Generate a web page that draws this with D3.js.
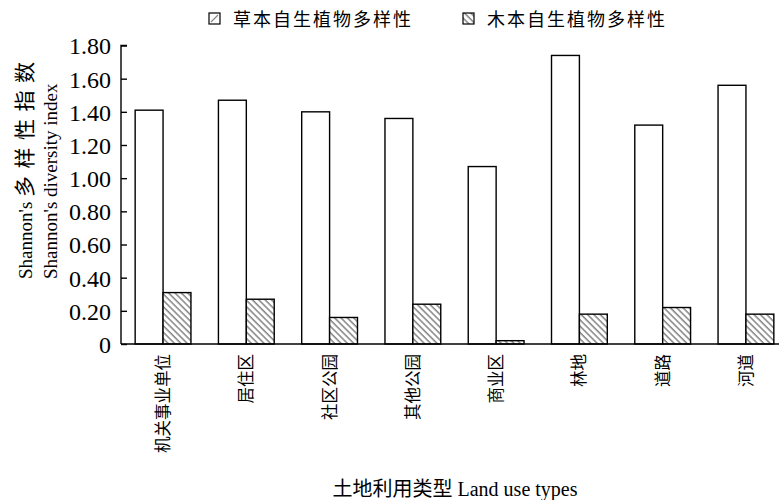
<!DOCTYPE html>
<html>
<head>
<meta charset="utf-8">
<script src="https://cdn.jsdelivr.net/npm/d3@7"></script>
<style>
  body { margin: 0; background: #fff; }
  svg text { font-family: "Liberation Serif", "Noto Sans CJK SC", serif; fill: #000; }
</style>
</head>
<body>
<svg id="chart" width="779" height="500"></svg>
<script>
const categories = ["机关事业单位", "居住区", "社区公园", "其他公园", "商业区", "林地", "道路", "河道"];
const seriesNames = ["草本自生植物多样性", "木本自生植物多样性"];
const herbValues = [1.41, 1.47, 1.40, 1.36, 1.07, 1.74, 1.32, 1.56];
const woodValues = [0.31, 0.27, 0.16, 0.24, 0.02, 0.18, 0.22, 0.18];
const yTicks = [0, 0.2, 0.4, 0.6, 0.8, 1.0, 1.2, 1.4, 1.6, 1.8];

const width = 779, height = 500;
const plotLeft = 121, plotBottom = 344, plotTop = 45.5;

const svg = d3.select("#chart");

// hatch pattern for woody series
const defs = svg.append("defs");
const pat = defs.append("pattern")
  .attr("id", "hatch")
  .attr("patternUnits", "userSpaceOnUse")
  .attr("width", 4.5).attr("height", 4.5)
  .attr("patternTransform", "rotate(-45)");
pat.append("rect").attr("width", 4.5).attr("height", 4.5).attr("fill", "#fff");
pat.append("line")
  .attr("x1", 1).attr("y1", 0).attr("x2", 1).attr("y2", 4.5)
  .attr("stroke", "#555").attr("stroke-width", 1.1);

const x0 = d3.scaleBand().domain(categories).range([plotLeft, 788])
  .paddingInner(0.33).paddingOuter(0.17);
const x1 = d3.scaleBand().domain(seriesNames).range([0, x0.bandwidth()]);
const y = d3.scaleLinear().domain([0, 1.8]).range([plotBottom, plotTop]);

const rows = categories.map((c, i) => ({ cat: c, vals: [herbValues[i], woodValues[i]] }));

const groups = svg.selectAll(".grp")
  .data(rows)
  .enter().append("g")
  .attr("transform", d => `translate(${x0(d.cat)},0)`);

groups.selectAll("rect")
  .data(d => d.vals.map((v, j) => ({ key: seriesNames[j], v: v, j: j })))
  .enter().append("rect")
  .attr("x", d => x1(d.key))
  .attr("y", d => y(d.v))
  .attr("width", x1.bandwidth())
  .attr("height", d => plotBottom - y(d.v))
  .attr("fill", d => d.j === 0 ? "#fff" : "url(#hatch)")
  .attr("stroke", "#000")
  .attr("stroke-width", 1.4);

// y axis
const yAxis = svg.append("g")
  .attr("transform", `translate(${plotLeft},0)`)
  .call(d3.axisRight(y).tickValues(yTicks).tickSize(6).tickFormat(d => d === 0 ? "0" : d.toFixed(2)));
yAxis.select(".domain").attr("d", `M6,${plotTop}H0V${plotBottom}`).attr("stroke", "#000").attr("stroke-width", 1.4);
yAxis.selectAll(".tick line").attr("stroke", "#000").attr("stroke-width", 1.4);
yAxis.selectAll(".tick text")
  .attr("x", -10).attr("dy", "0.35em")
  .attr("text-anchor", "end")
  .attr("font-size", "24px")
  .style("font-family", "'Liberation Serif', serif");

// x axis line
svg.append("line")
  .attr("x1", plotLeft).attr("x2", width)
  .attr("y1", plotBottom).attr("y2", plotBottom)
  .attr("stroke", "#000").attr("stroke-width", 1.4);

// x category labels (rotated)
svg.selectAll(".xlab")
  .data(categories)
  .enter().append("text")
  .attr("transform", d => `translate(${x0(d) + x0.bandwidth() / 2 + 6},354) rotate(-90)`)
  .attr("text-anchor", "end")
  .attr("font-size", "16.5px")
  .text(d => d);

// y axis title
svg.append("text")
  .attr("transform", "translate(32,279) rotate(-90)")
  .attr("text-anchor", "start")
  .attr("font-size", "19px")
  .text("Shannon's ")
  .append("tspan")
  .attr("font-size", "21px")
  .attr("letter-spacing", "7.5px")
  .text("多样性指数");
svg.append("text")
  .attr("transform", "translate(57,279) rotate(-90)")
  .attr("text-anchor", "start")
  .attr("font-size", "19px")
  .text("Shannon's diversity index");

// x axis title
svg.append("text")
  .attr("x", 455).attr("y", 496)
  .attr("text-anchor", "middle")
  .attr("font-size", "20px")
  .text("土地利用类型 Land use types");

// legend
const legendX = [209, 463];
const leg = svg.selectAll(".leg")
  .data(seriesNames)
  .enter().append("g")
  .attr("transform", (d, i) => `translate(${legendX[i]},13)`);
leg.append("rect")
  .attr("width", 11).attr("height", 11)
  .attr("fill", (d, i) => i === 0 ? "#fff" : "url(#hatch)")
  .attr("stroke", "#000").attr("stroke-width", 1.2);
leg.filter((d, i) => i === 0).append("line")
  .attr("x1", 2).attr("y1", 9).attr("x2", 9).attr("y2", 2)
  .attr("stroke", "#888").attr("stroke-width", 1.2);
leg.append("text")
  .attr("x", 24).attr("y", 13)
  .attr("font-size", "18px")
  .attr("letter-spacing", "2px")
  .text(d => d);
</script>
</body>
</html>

━━━

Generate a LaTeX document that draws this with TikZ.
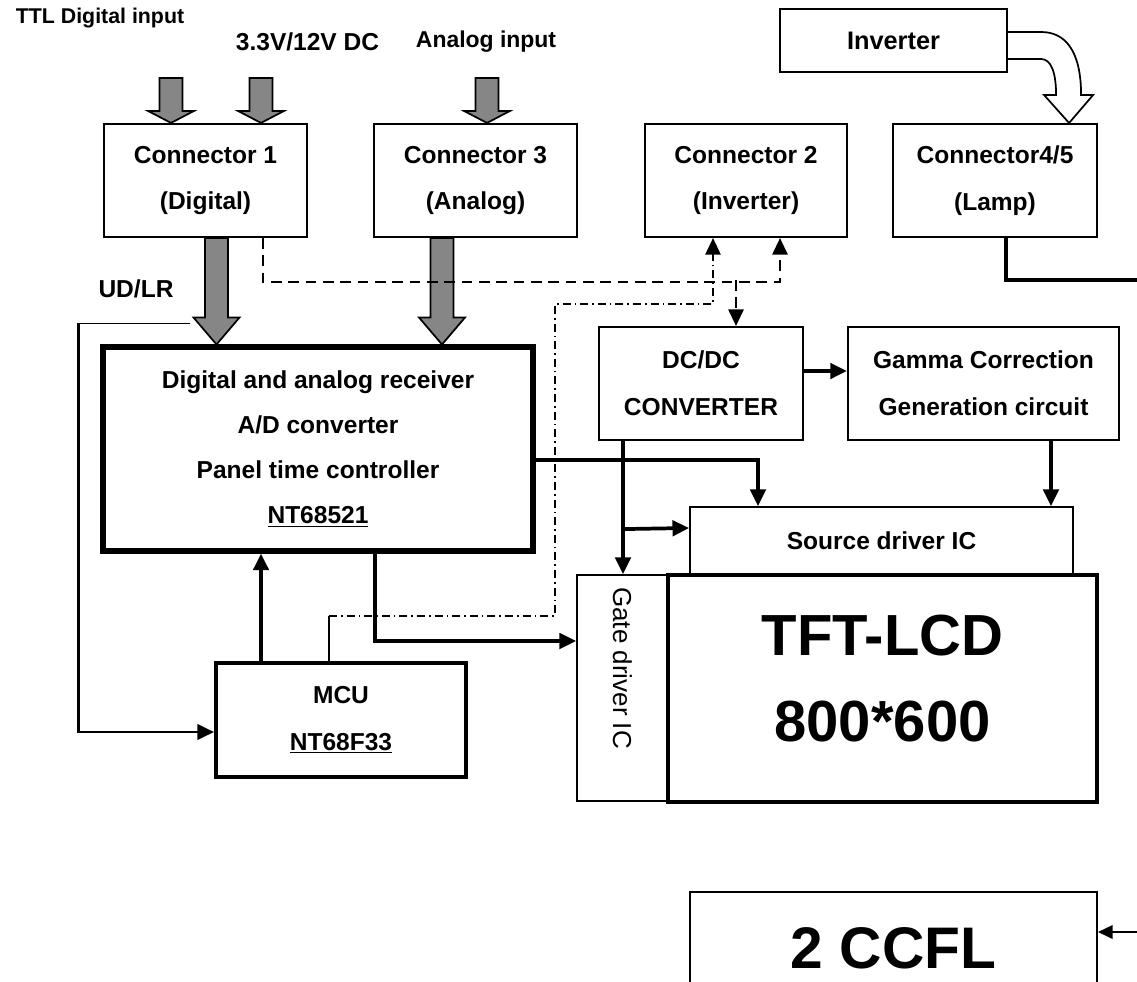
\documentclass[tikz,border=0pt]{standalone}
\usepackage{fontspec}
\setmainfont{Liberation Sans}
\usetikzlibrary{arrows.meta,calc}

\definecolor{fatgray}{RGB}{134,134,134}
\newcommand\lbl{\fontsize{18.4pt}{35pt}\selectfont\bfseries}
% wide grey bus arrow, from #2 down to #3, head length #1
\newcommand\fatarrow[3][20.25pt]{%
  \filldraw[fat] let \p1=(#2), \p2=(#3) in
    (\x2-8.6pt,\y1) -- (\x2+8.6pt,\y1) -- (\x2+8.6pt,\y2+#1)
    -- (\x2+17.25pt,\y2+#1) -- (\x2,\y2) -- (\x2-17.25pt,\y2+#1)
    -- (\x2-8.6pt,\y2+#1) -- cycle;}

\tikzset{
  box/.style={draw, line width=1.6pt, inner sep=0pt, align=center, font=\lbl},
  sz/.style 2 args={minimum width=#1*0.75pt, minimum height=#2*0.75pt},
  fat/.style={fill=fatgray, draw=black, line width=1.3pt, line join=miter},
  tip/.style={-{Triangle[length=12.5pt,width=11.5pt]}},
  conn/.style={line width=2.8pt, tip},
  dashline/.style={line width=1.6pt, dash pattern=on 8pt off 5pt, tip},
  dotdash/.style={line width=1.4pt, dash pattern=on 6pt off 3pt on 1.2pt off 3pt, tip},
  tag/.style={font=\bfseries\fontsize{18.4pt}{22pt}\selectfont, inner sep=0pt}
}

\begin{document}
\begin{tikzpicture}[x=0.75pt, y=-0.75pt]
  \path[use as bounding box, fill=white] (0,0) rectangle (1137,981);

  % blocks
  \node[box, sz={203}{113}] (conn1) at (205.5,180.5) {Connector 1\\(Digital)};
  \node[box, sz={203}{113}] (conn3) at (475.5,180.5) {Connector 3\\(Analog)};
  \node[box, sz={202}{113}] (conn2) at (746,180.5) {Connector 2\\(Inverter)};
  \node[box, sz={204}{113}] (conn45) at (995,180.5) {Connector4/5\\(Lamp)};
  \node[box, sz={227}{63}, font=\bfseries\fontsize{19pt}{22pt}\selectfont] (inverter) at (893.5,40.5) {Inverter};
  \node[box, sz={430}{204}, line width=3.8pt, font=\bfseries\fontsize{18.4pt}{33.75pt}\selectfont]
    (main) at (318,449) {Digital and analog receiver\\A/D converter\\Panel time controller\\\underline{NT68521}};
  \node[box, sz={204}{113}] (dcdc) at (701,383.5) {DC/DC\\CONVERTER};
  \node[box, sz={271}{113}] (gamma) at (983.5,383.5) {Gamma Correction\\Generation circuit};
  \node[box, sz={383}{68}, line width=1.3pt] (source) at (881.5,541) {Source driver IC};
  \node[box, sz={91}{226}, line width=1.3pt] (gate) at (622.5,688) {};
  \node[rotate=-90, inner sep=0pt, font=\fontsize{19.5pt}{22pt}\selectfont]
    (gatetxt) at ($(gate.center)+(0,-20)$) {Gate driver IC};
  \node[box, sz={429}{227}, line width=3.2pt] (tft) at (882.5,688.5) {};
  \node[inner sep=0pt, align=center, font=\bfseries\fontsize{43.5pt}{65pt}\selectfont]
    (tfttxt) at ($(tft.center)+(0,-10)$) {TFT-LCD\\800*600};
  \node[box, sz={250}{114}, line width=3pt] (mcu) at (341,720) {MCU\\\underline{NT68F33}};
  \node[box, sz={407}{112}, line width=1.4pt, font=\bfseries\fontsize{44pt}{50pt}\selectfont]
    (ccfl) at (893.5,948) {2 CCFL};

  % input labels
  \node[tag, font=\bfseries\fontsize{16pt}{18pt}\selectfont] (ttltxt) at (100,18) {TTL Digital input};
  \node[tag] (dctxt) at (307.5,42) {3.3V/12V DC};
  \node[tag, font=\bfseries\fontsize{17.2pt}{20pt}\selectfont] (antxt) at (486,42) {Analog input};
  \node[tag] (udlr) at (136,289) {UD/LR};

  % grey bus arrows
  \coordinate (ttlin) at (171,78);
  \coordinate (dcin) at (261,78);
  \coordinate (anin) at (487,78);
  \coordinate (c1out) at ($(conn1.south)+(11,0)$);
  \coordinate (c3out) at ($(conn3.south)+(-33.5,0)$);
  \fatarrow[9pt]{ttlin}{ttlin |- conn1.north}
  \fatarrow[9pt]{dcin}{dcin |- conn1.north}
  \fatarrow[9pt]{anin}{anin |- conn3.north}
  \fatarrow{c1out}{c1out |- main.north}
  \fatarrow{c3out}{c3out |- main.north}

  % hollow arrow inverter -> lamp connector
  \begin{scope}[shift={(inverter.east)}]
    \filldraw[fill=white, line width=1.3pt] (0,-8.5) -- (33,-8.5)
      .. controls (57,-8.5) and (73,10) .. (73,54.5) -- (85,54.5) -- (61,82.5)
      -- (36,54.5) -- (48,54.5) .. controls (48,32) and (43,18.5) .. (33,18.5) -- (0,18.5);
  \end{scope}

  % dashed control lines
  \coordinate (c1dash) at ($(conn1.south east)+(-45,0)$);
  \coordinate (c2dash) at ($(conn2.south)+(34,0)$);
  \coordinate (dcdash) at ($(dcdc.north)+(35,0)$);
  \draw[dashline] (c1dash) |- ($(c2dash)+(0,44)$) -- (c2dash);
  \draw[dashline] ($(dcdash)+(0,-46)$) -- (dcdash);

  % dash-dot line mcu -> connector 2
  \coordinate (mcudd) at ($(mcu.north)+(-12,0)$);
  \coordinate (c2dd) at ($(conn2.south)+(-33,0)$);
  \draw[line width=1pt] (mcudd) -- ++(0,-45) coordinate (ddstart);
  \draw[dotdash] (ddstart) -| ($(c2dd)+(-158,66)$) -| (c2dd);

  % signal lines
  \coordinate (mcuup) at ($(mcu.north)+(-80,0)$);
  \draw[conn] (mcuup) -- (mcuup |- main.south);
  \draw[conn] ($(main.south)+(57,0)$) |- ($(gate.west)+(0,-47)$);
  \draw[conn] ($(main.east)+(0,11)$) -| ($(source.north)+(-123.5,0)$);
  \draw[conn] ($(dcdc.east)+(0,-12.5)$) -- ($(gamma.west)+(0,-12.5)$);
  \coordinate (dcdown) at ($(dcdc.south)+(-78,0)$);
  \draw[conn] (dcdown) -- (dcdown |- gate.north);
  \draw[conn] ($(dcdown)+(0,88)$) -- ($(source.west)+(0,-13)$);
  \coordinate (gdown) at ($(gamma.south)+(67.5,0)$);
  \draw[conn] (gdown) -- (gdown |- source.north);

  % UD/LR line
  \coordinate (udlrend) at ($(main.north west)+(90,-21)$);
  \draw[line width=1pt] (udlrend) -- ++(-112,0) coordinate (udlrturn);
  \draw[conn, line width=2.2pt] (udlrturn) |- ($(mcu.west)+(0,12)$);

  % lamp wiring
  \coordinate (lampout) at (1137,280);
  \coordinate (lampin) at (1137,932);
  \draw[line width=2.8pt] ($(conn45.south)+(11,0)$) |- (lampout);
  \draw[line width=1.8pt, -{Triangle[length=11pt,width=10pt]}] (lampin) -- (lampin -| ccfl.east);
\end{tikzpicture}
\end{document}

━━━

- Task objective: Look above for the line with "Generate a LaTeX"; quote it and every line after it, stopping after the line with "(0,0) rectangle (1137,981);", exactly, with nothing added and without pictures.

- Correct output:
Generate a LaTeX document that draws this with TikZ.
\documentclass[tikz,border=0pt]{standalone}
\usepackage{fontspec}
\setmainfont{Liberation Sans}
\usetikzlibrary{arrows.meta,calc}

\definecolor{fatgray}{RGB}{134,134,134}
\newcommand\lbl{\fontsize{18.4pt}{35pt}\selectfont\bfseries}
% wide grey bus arrow, from #2 down to #3, head length #1
\newcommand\fatarrow[3][20.25pt]{%
  \filldraw[fat] let \p1=(#2), \p2=(#3) in
    (\x2-8.6pt,\y1) -- (\x2+8.6pt,\y1) -- (\x2+8.6pt,\y2+#1)
    -- (\x2+17.25pt,\y2+#1) -- (\x2,\y2) -- (\x2-17.25pt,\y2+#1)
    -- (\x2-8.6pt,\y2+#1) -- cycle;}

\tikzset{
  box/.style={draw, line width=1.6pt, inner sep=0pt, align=center, font=\lbl},
  sz/.style 2 args={minimum width=#1*0.75pt, minimum height=#2*0.75pt},
  fat/.style={fill=fatgray, draw=black, line width=1.3pt, line join=miter},
  tip/.style={-{Triangle[length=12.5pt,width=11.5pt]}},
  conn/.style={line width=2.8pt, tip},
  dashline/.style={line width=1.6pt, dash pattern=on 8pt off 5pt, tip},
  dotdash/.style={line width=1.4pt, dash pattern=on 6pt off 3pt on 1.2pt off 3pt, tip},
  tag/.style={font=\bfseries\fontsize{18.4pt}{22pt}\selectfont, inner sep=0pt}
}

\begin{document}
\begin{tikzpicture}[x=0.75pt, y=-0.75pt]
  \path[use as bounding box, fill=white] (0,0) rectangle (1137,981);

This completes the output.